Polo is the new game in town
TWOdays is a very long time in the car world. It takes only two days for Mark Webber to go from nearly-a-winner in the 2010 Formula One world championship to a dominant winner in the Spanish Grand Prix. He slaps his rivals through qualifying at Catalunya, then drives away from them on Sunday afternoon.
‘‘It was my day today. It was a special victory. The first one is good but this one is right up there with it,’’ Webber says.
Those two days of work also instal Webber as one of the favourites for this year’s world title, because he and Sebastian Vettel share a Red Bull racer that is now clearly the fastest car in the field and unlikely to be threatened through 2010.
Two days at home last week also brings a staggering contrast between two new cars: the latest Mazda2 and the new Volkswagen Polo.
I’m impressed by Mazda’s decision to price the new Two from $16,990 drive away, even if the cosmetic and mechanical changes for 2010 are fairly minor. The car always drove well enough and the update is good for the class, though not as sharp as the Ford Fiesta and not as quiet overall as I had hoped.

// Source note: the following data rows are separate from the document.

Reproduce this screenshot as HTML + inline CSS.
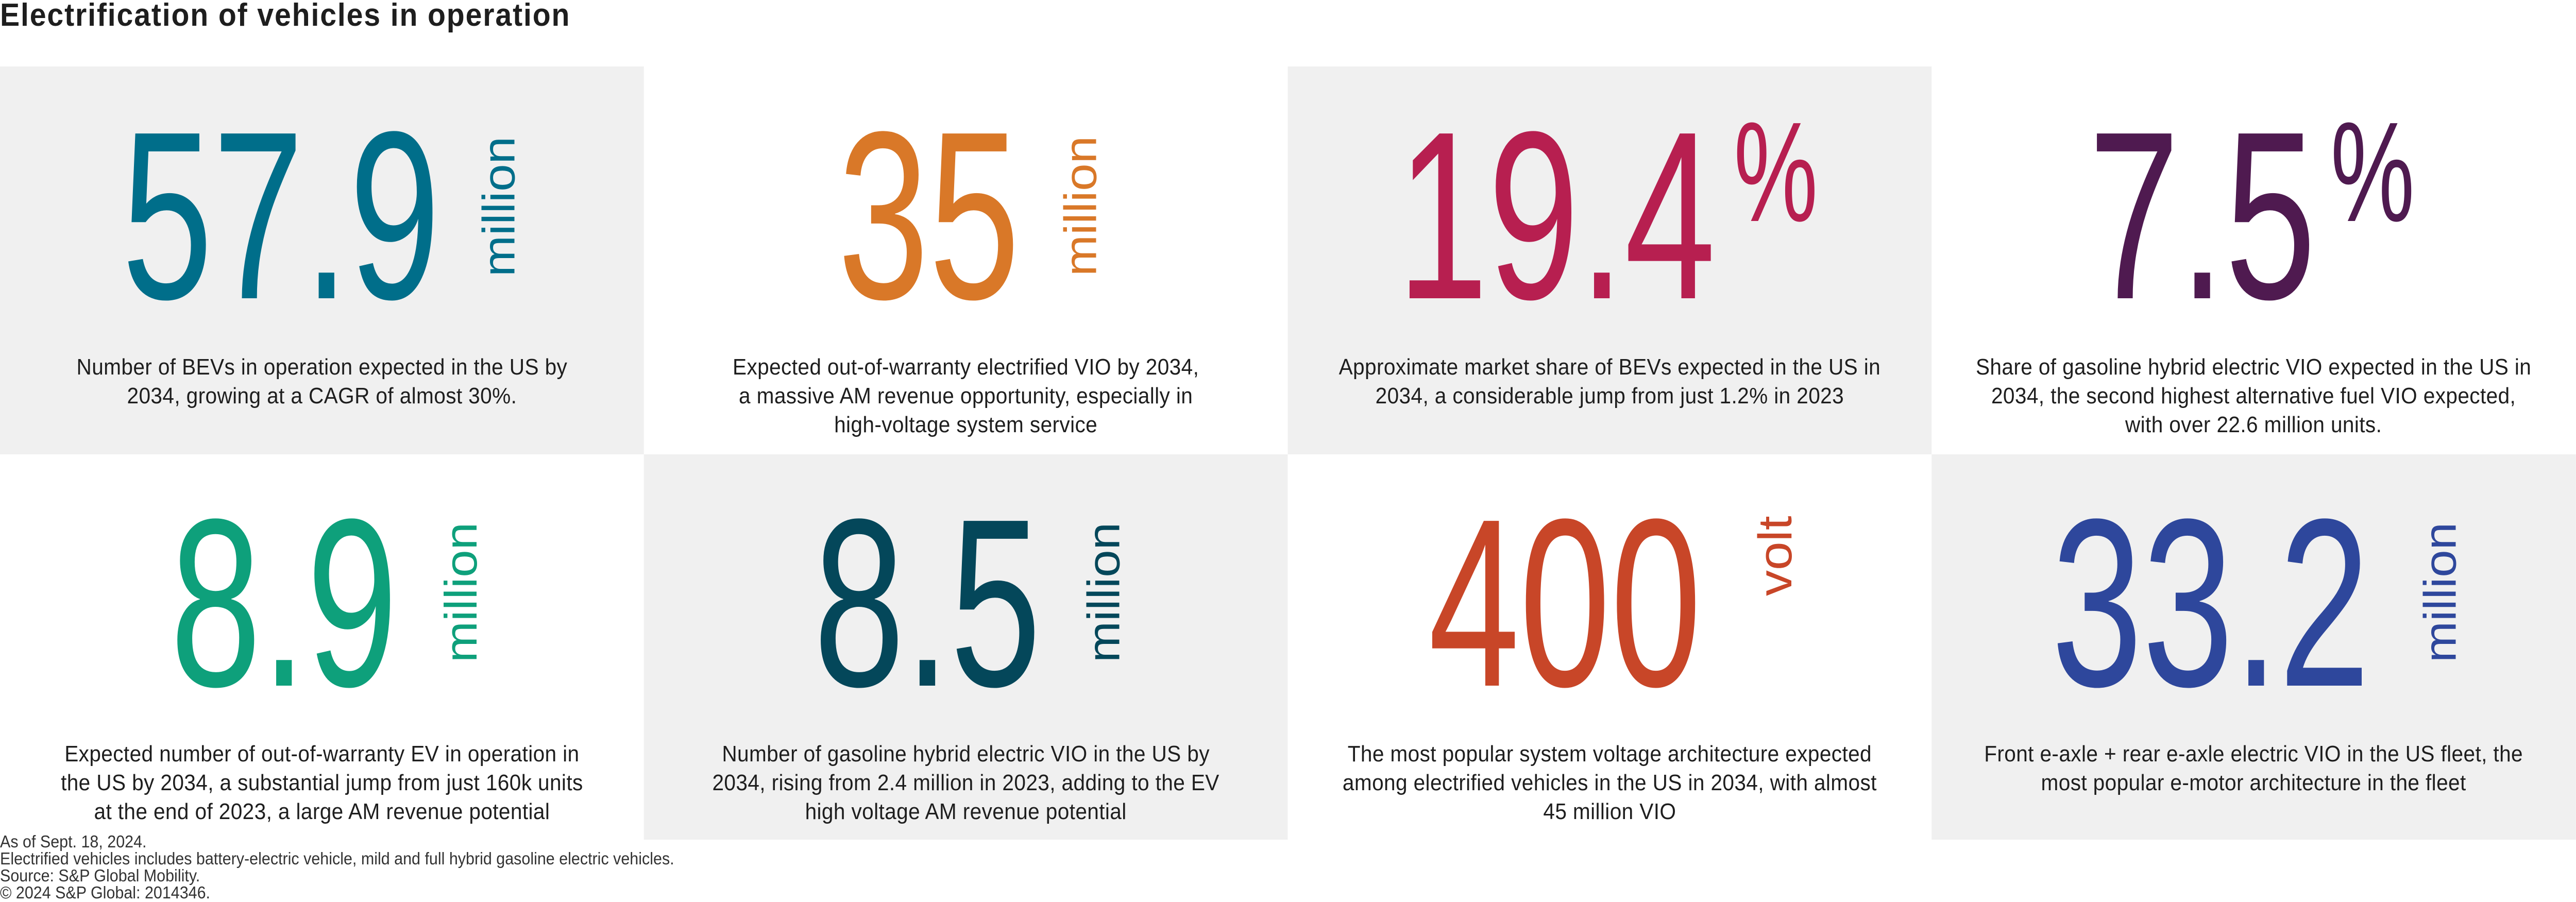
<!DOCTYPE html>
<html style="margin:0;padding:0;overflow:hidden"><head><meta charset="utf-8"><style>
html,body{margin:0;padding:0}
body{background:#fff;overflow:hidden;font-family:"Liberation Sans",sans-serif;color:#1e1e1e}
#w{position:relative;width:5417px;height:1751px;overflow:hidden;transform-origin:left top;transform:scaleX(0.923)}
#w div{position:absolute}
.g{background:#f0f0f0}
.n{font-size:465px;line-height:465px;white-space:nowrap;transform-origin:left top;transform:scaleX(0.74)}
.p{font-size:276px;line-height:276px;white-space:nowrap;transform-origin:left top;transform:scaleX(0.72)}
.m{font-size:96px;line-height:96px;white-space:nowrap;transform-origin:left top;transform:rotate(-90deg)}
.d{font-size:44px;line-height:56px;letter-spacing:0.4px;text-align:center;white-space:nowrap;width:1354px}
</style></head><body><div id="w">
<div style="left:0;top:0;font-size:62px;line-height:60px;font-weight:bold;letter-spacing:2px;white-space:nowrap">Electrification of vehicles in operation</div>

<div class="g" style="left:0;top:129px;width:1354px;height:753px"></div>
<div class="g" style="left:2708px;top:129px;width:1354px;height:753px"></div>
<div class="g" style="left:1354px;top:882px;width:1354px;height:748px"></div>
<div class="g" style="left:4062px;top:882px;width:1355px;height:748px"></div>

<div class="n" style="left:256px;top:186px;color:#006e8a">57.9</div>
<div class="m" style="left:1002px;top:537px;color:#006e8a">million</div>
<div class="d" style="left:0;top:685px">Number of BEVs in operation expected in the US by<br>2034, growing at a CAGR of almost 30%.</div>

<div class="n" style="left:1762px;top:186px;color:#d97828">35</div>
<div class="m" style="left:2225px;top:536px;color:#d97828">million</div>
<div class="d" style="left:1354px;top:685px">Expected out-of-warranty electrified VIO by 2034,<br>a massive AM revenue opportunity, especially in<br>high-voltage system service</div>

<div class="n" style="left:2938px;top:186px;color:#b71f50">19.4</div>
<div class="p" style="left:3646px;top:196px;color:#b71f50">%</div>
<div class="d" style="left:2708px;top:685px">Approximate market share of BEVs expected in the US in<br>2034, a considerable jump from just 1.2% in 2023</div>

<div class="n" style="left:4392px;top:186px;color:#4f1a50">7.5</div>
<div class="p" style="left:4901px;top:196px;color:#4f1a50">%</div>
<div class="d" style="left:4062px;top:685px">Share of gasoline hybrid electric VIO expected in the US in<br>2034, the second highest alternative fuel VIO expected,<br>with over 22.6 million units.</div>

<div class="n" style="left:358px;top:938px;color:#0ea07b">8.9</div>
<div class="m" style="left:922px;top:1286px;color:#0ea07b">million</div>
<div class="d" style="left:0;top:1436px">Expected number of out-of-warranty EV in operation in<br>the US by 2034, a substantial jump from just 160k units<br>at the end of 2023, a large AM revenue potential</div>

<div class="n" style="left:1711px;top:938px;color:#04475a">8.5</div>
<div class="m" style="left:2274px;top:1286px;color:#04475a">million</div>
<div class="d" style="left:1354px;top:1436px">Number of gasoline hybrid electric VIO in the US by<br>2034, rising from 2.4 million in 2023, adding to the EV<br>high voltage AM revenue potential</div>

<div class="n" style="left:3004px;top:938px;color:#c84628">400</div>
<div class="m" style="left:3683px;top:1157px;font-size:100px;line-height:100px;color:#c84628">volt</div>
<div class="d" style="left:2708px;top:1436px">The most popular system voltage architecture expected<br>among electrified vehicles in the US in 2034, with almost<br>45 million VIO</div>

<div class="n" style="left:4314px;top:938px;color:#2e479c">33.2</div>
<div class="m" style="left:5084px;top:1286px;color:#2e479c">million</div>
<div class="d" style="left:4062px;top:1436px">Front e-axle + rear e-axle electric VIO in the US fleet, the<br>most popular e-motor architecture in the fleet</div>

<div style="left:0;top:1617px;font-size:33px;line-height:33px;white-space:nowrap;color:#333">As of Sept. 18, 2024.<br>Electrified vehicles includes battery-electric vehicle, mild and full hybrid gasoline electric vehicles.<br>Source: S&amp;P Global Mobility.<br>© 2024 S&amp;P Global: 2014346.</div>
</div></body></html>
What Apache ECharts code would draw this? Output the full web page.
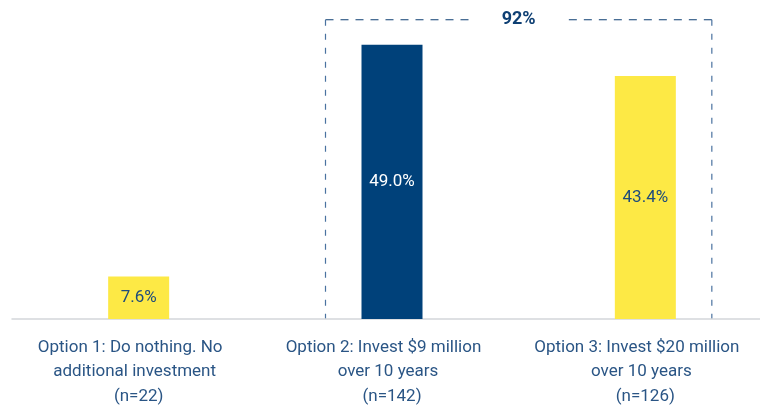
<!DOCTYPE html>
<html>
<head>
<meta charset="utf-8">
<script src="https://cdn.jsdelivr.net/npm/echarts@6/dist/echarts.min.js"></script>
<style>
  html, body { margin: 0; padding: 0; background: #ffffff; }
  #chart { width: 760px; height: 407px; }
</style>
</head>
<body>
<div id="chart"></div>
<script>
// Survey options and share of respondents choosing each one
const categories = [
  'Option 1: Do nothing. No\nadditional investment\n(n=22)',
  'Option 2: Invest $9 million\nover 10 years\n(n=142)',
  'Option 3: Invest $20 million\nover 10 years\n(n=126)'
];
const shares = [7.6, 49.0, 43.4];
const barColors = ['#FDE945', '#00417A', '#FDE945'];
const labelColors = ['#1E4C7C', '#FFFFFF', '#1E4C7C'];
// Options grouped under the combined-total bracket
const groupedIndices = [1, 2];

const NAVY = '#0E3F73';
const LABEL_BLUE = '#2A5585';
const chart = echarts.init(document.getElementById('chart'));

// Category label lines: upper lines sit slightly left of the bar centre
const lineStyle = pad => ({
  color: LABEL_BLUE, fontFamily: 'Roboto', fontSize: 17, lineHeight: 24.5,
  padding: [0, pad, 0, 0]
});

const option = {
  animation: false,
  grid: { left: 12, right: -12, top: 0, bottom: 88, containLabel: false, outerBoundsMode: 'none' },
  xAxis: {
    type: 'category',
    data: categories,
    axisTick: { show: false },
    axisLine: { lineStyle: { color: '#D3D6DA', width: 1.5 } },
    axisLabel: {
      color: LABEL_BLUE,
      fontFamily: 'Roboto',
      fontSize: 17,
      lineHeight: 24.5,
      margin: 16,
      interval: 0,
      hideOverlap: false,
      formatter: v => v.split('\n').map((s, i) => '{l' + i + '|' + s + '}').join('\n'),
      rich: { l0: lineStyle(17), l1: lineStyle(8), l2: lineStyle(0) }
    }
  },
  yAxis: {
    type: 'value',
    min: 0,
    max: 57,
    show: false,
    splitLine: { show: false }
  },
  series: [{
    type: 'bar',
    barWidth: 61,
    data: shares.map((v, i) => ({
      value: v,
      itemStyle: { color: barColors[i] },
      label: { color: labelColors[i] }
    })),
    label: {
      show: true,
      position: 'inside',
      fontFamily: 'Roboto',
      fontSize: 17,
      formatter: p => p.value.toFixed(1) + '%'
    }
  }]
};
chart.setOption(option);

// Dashed bracket around the grouped options, with their combined share on top
function drawBracket() {
  const first = groupedIndices[0];
  const last = groupedIndices[groupedIndices.length - 1];
  const total = groupedIndices.reduce((s, i) => s + shares[i], 0);
  const pad = 66.5;
  const x0 = chart.convertToPixel({ xAxisIndex: 0 }, first) - pad;
  const x1 = chart.convertToPixel({ xAxisIndex: 0 }, last) + pad;
  const yBase = chart.convertToPixel({ yAxisIndex: 0 }, 0);
  const yTop = chart.convertToPixel({ yAxisIndex: 0 }, Math.max(...groupedIndices.map(i => shares[i]))) - 25;
  const xm = (x0 + x1) / 2;
  const gap = 47;
  const dash = { stroke: NAVY, lineWidth: 1.2, lineDash: [8, 7] };
  const vdash = { stroke: '#4A72A0', lineWidth: 1.2, lineDash: [6, 8] };
  chart.setOption({
    graphic: [
      { type: 'line', silent: true, shape: { x1: x0, y1: yTop, x2: xm - gap, y2: yTop }, style: dash },
      { type: 'line', silent: true, shape: { x1: x1, y1: yTop, x2: xm + gap, y2: yTop }, style: dash },
      { type: 'line', silent: true, shape: { x1: x0, y1: yTop, x2: x0, y2: yBase }, style: vdash },
      { type: 'line', silent: true, shape: { x1: x1, y1: yTop, x2: x1, y2: yBase }, style: vdash },
      {
        type: 'text', silent: true,
        x: xm, y: yTop,
        style: {
          text: Math.round(total) + '%',
          fill: NAVY,
          font: 'bold 18px Roboto',
          align: 'center',
          verticalAlign: 'middle'
        }
      }
    ]
  });
}
drawBracket();
</script>
</body>
</html>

The new Mazda2 also picks up a sedan for the family, which could give a showroom edge.
Then I drive the Polo— and realise the rules have changed.
The new Volkswagen baby is a mini-Golf and clearly the best in the class, even ahead of my previous personal favourite, the Fiesta. It’s even priced well, with a $16,690 bottom line for the basic three-door car.
What makes the Polo so good is a quality feel, solid driving dynamics, and the sort of safety— six airbags, anti-skid brakes and electronic stability control— which should be standard in every new car today.
carsGuide readers continue to question Volkswagen quality, and the spate of engine failures in the Golf is a big worry. But when it has cars as good as the new Polo it should be strong for the long haul.